Imagine the MLS listing says the property has two bathrooms. You show up for a tour and are surprised to see that there’s really two and a half, because a new half bath was recently installed. Score, right? Not necessarily. Sure, there could have been an error in the listing, but it could also be that unpermitted work has been done on the house. That’s a huge no-no, says Parilla, and it could leave you as the buyer with a lot of fines from the city. This is where it pays to work with an agent. “It is our job to do a lot of due diligence when it comes to checking if things are permitted,” Parilla says.

The floors are covered in area rugs.

A rug might really tie the room together, but it pays to look past the strategic home staging to see whether said rug is covering up a badly scuffed floor. Buffing hardwood floors or installing a new one is an expensive (and frankly super annoying) project that requires you to clear out whole rooms at a time. It’s no wonder sellers will try to skip it since they’re on their way out anyway, leaving you to foot the bill instead.
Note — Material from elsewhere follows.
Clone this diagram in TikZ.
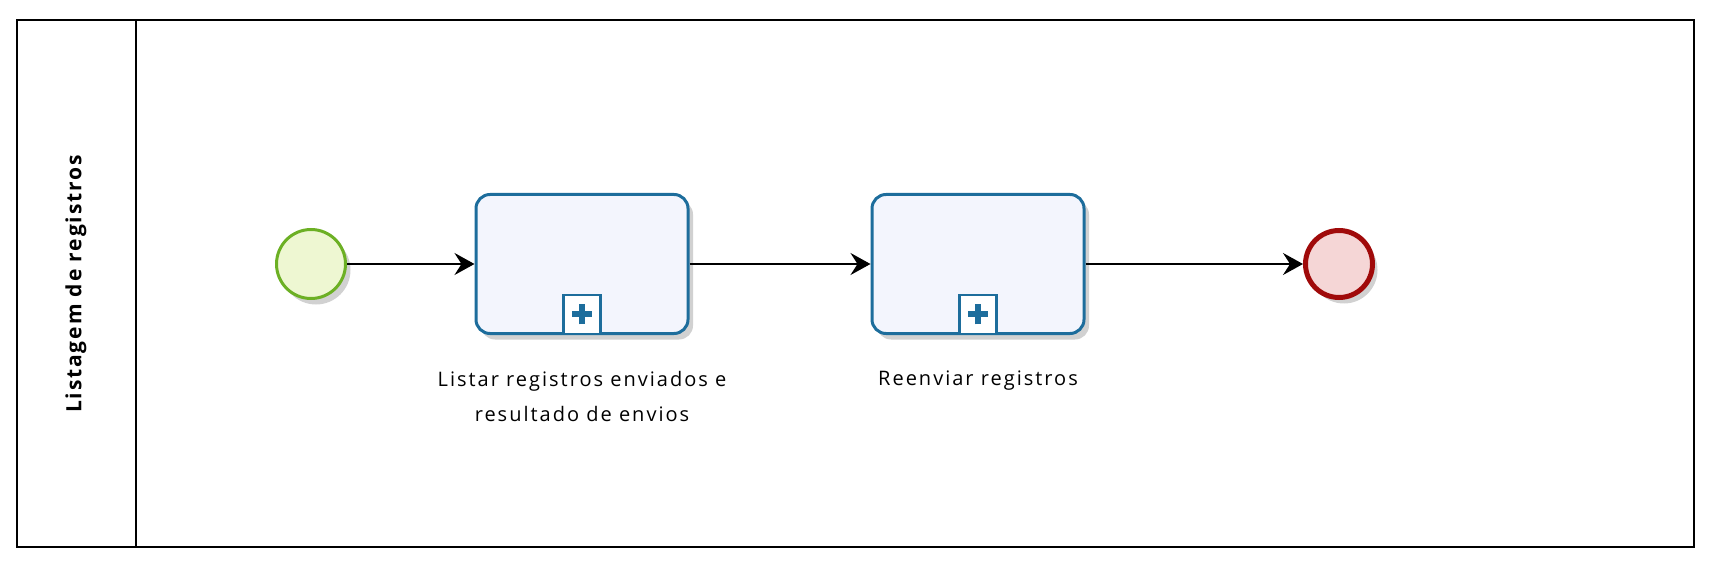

The basement is unfinished.

To be fair, not every basement is destined to be renovated into an Instagrammable hangout spot. Still, as a potential buyer, you should ask why the basement has remained unfinished. Maybe it was only needed for storage and laundry. But what if it’s really because the basement flooded during each of the past five rainstorms and the current owners have given up on the whole prospect of finishing it? Parilla says be on the lookout for any type of stain or bubbling on walls and ceilings as evidence of water damage. If there is, it really should be disclosed by the seller or brought up during the inspection. 

There’s no doubt windows are expensive, and professional installation can just about double their price. An inexperienced homeowner might check for any broken panes and, seeing none, call it a day. But what they really need to worry about is if they can keep your house secure and conserve energy. Old single-pane windows will be a major pain if you live in an area with extreme heat or cold, and so you might be on the hook to replace windows with energy-efficient ones so your energy bills don’t resemble a second mortgage.  
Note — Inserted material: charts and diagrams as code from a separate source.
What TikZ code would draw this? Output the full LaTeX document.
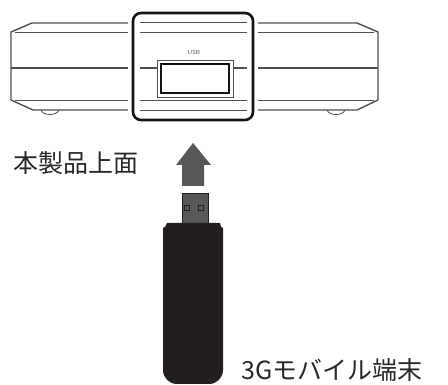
\documentclass[tikz,border=0pt]{standalone}
\usepackage{fontspec}
\usepackage{tikz}
\newfontfamily\jpfont{Noto Sans CJK JP}
\definecolor{caseColor}{RGB}{80, 80, 80}
\definecolor{frameColor}{RGB}{20, 20, 20}
\definecolor{arrowColor}{RGB}{88, 88, 90}
\definecolor{stickColor}{RGB}{35, 31, 32}
\definecolor{textColor}{RGB}{40, 40, 40}

\begin{document}
\begin{tikzpicture}[x=1pt, y=-1pt, font=\jpfont]
	\useasboundingbox (0,0) rectangle (448,385);
	\tikzset{caseline/.style={caseColor, line width=1.4pt, line join=round},
		thinline/.style={caseColor, line width=0.8pt}}
	
	% Router body (left and right halves beside the port frame)
	\draw[caseline] (128,23) -- (32,23) -- (11,32) -- (11,100) -- (33,110) -- (128,110);
	\draw[caseline] (258,23) -- (357,23) -- (378,32) -- (378,100) -- (357,110) -- (258,110);
	\foreach \y in {32,100} {
		\draw[thinline] (15,\y) -- (128,\y);
		\draw[thinline] (258,\y) -- (374,\y);
	}
	\draw[caseline] (11,68) -- (128,68);
	\draw[caseline] (258,68) -- (378,68);
	
	% Rubber feet
	\draw[thinline] (41,110) .. controls (43,116) and (57,116) .. (59,110);
	\draw[thinline] (327,110) .. controls (329,116) and (343,116) .. (345,110);
	
	% Highlighted frame around the USB port
	\draw[frameColor, line width=2.6pt, rounded corners=8pt] (133,13) rectangle (253,120);
	\foreach \y in {22,32,100,110}
		\draw[thinline] (140,\y) -- (247,\y);
	\draw[caseline] (140,68) -- (157,68);
	\draw[caseline] (233,68) -- (247,68);
	
	% USB port
	\draw[thinline] (157,60) rectangle (233,97);
	\draw[frameColor, line width=1.5pt] (161,64) rectangle (229,93);
	\node[font=\sffamily\fontsize{6}{7}\selectfont, text=caseColor] (usbLabel) at (194,52) {USB};
	
	% Insert direction arrow
	\fill[arrowColor] (182,186) -- (182,165) -- (176,165) -- (193,143) -- (211,165)
		-- (204,165) -- (204,186) -- cycle;
	
	% 3G stick with plug
	\draw[fill=arrowColor, draw=stickColor, line width=0.8pt] (182,193) rectangle (208,223);
	\draw[draw=stickColor, line width=0.8pt] (184,205) rectangle (189,210);
	\draw[draw=stickColor, line width=0.8pt] (198,205) rectangle (203,210);
	\fill[stickColor] (167,223) -- (220,223) -- (221,227) -- (223,228) -- (223,370)
		arc[start angle=0, end angle=90, radius=14] -- (177,384)
		arc[start angle=90, end angle=180, radius=14] -- (163,228) -- (165,227) -- cycle;
	
	% Labels
	\node[anchor=west, text=textColor, font=\jpfont\fontsize{25}{25}\selectfont] (topLabel) at (10,163) {本製品上面};
	\node[anchor=west, text=textColor, font=\jpfont\fontsize{25}{25}\selectfont] (stickLabel) at (238,370) {3Gモバイル端末};
\end{tikzpicture}
\end{document}
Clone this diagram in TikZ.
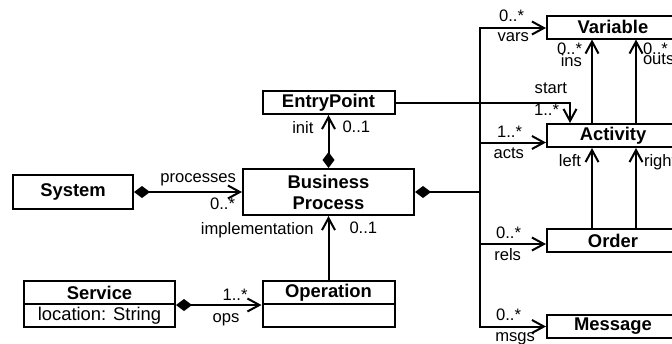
\documentclass[tikz,border=0pt]{standalone}
\usepackage{fontspec}
\setmainfont{Liberation Sans}
\usetikzlibrary{arrows.meta}
\tikzstyle{cls} = [draw, rectangle, line width=1pt, inner sep=0pt,
    minimum height=11.5pt, minimum width=66pt,
    font=\fontsize{9.2}{10.5}\selectfont\bfseries]
\tikzstyle{attr} = [cls, font=\fontsize{9.2}{10.5}\selectfont]
\tikzstyle{lbl} = [inner sep=1pt, font=\fontsize{8.3}{10}\selectfont]
\tikzstyle{assoc} = [draw, line width=1pt, -{Straight Barb[length=6pt,width=6.5pt]}]
\tikzstyle{comp} = [assoc, {Diamond[length=8pt,width=6pt]}-{Straight Barb[length=6pt,width=6.5pt]}]
\tikzstyle{owns} = [draw, line width=1pt, {Diamond[length=8pt,width=6pt]}-]

\begin{document}
\begin{tikzpicture}[x=0.5pt, y=-0.5pt]
        \useasboundingbox (0,0) rectangle (672,343);
        \clip (0,0) rectangle (672,343);

        % We start by placing the classes
        \node [cls, align=center, minimum width=85.5pt, minimum height=23pt] (bp) at (328.5,192) {Business\\Process};
        \node [cls, above of=bp, node distance=44.75pt] (ep) {EntryPoint};
        \node [cls, below of=bp, node distance=50.25pt] (op) {Operation};
        \node [attr, below of=op, node distance=11.5pt] (opattr) {};
        \node [cls, left of=bp, node distance=127.75pt, minimum width=60pt, minimum height=17pt] (sys) {System};
        \node [cls, left of=op, node distance=114.5pt, minimum width=75.5pt] (srv) {Service};
        \node [attr, below of=srv, node distance=11.5pt, minimum width=75.5pt] (srvattr) {location: String};

        \node [cls] (act) at (613,135.5) {Activity};
        \node [cls, above of=act, node distance=54.25pt] (var) {Variable};
        \node [cls, below of=act, node distance=52.5pt] (ord) {Order};
        \node [cls, below of=ord, node distance=43pt] (msg) {Message};
        \coordinate (bus) at (480,192);

        % Once the classes are placed, the associations follow.
        \draw [comp] (sys.east) -- node [lbl, pos=1, anchor=south east, xshift=-1.5pt, yshift=1.5pt] {processes}
            node [lbl, pos=1, anchor=north east, xshift=-2pt, yshift=-1.5pt] {0..*} (bp.west);
        \draw [comp] (bp.north) -- node [lbl, pos=1, anchor=north east, xshift=-6pt, yshift=-1.5pt] {init}
            node [lbl, pos=1, anchor=north west, xshift=5.5pt, yshift=-1.5pt] {0..1} (ep.south);
        \draw [assoc] (op.north) -- node [lbl, pos=1, anchor=north east, xshift=-6pt, yshift=-1.5pt] {implementation}
            node [lbl, pos=1, anchor=north west, xshift=9pt, yshift=-1.5pt] {0..1} (bp.south);
        \draw [comp] (srv.south east) -- node [lbl, pos=1, anchor=south east, xshift=-5.5pt, yshift=1pt] {1..*}
            node [lbl, pos=1, anchor=north east, xshift=-9.5pt, yshift=-3pt] {ops} (op.south west);

        \draw [owns] (bp.east) -- (bus);
        \draw [assoc] (bus) |- node [lbl, pos=1, anchor=south east, xshift=-9.5pt, yshift=1.5pt] {0..*}
            node [lbl, pos=1, anchor=north east, xshift=-7pt, yshift=-1pt] {vars} ([yshift=-0.5pt]var.west);
        \draw [assoc] (bus) |- node [lbl, pos=1, anchor=south east, xshift=-10.5pt, yshift=1pt] {1..*}
            node [lbl, pos=1, anchor=north east, xshift=-9.5pt, yshift=-1pt] {acts} ([yshift=-3.5pt]act.west);
        \draw [assoc] (bus) |- node [lbl, pos=1, anchor=south east, xshift=-11pt, yshift=1pt] {0..*}
            node [lbl, pos=1, anchor=north east, xshift=-11pt, yshift=-0.5pt] {rels} ([yshift=-1.75pt]ord.west);
        \draw [assoc] (bus) |- node [lbl, pos=1, anchor=south east, xshift=-11pt, yshift=1.5pt] {0..*}
            node [lbl, pos=1, anchor=north east, xshift=-4pt, yshift=-1.5pt] {msgs} (msg.west);

        \draw [assoc] (ep.east) -| node [lbl, pos=0.5, anchor=south east, yshift=3pt] {start}
            node [lbl, pos=1, anchor=south east, xshift=-4pt, yshift=2.5pt] {1..*} ([xshift=-21.5pt]act.north);
        \draw [assoc] ([xshift=-10.5pt]act.north) -- node [lbl, pos=1, anchor=north east, xshift=-3.5pt, yshift=0pt] {0..*}
            node [lbl, pos=1, anchor=north east, xshift=-3.5pt, yshift=-5.75pt] {ins} ([xshift=-10.5pt]var.south);
        \draw [assoc] ([xshift=11.5pt]act.north) -- node [lbl, pos=1, anchor=north west, xshift=2pt, yshift=0pt] {0..*}
            node [lbl, pos=1, anchor=north west, xshift=2pt, yshift=-5.75pt] {outs} ([xshift=11.5pt]var.south);
        \draw [assoc] ([xshift=-10.5pt]ord.north) -- node [lbl, pos=1, anchor=north east, xshift=-4pt, yshift=-1.5pt] {left}
            ([xshift=-10.5pt]act.south);
        \draw [assoc] ([xshift=11.5pt]ord.north) -- node [lbl, pos=1, anchor=north west, xshift=2.5pt, yshift=-1.5pt] {right}
            ([xshift=11.5pt]act.south);
\end{tikzpicture}
\end{document}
Here are a few other things that can run up your homeowner’s costs even before you’ve moved in:

Even though many buyers have been waiving the inspection in the hopes of securing the deal, Parilla does not recommend it for her clients. She encourages them to get as much information as possible about the house, which includes learning about problems and issues that aren’t readily seen.

If a seller lists a home as “move-in ready” when it’s more “in need of TLC,” then the house could linger on the market or get a few lowball offers (although again, this current market is bananas). But buyers also need to be realistic when it comes to what move-in ready truly means — and whether they are willing to move right in.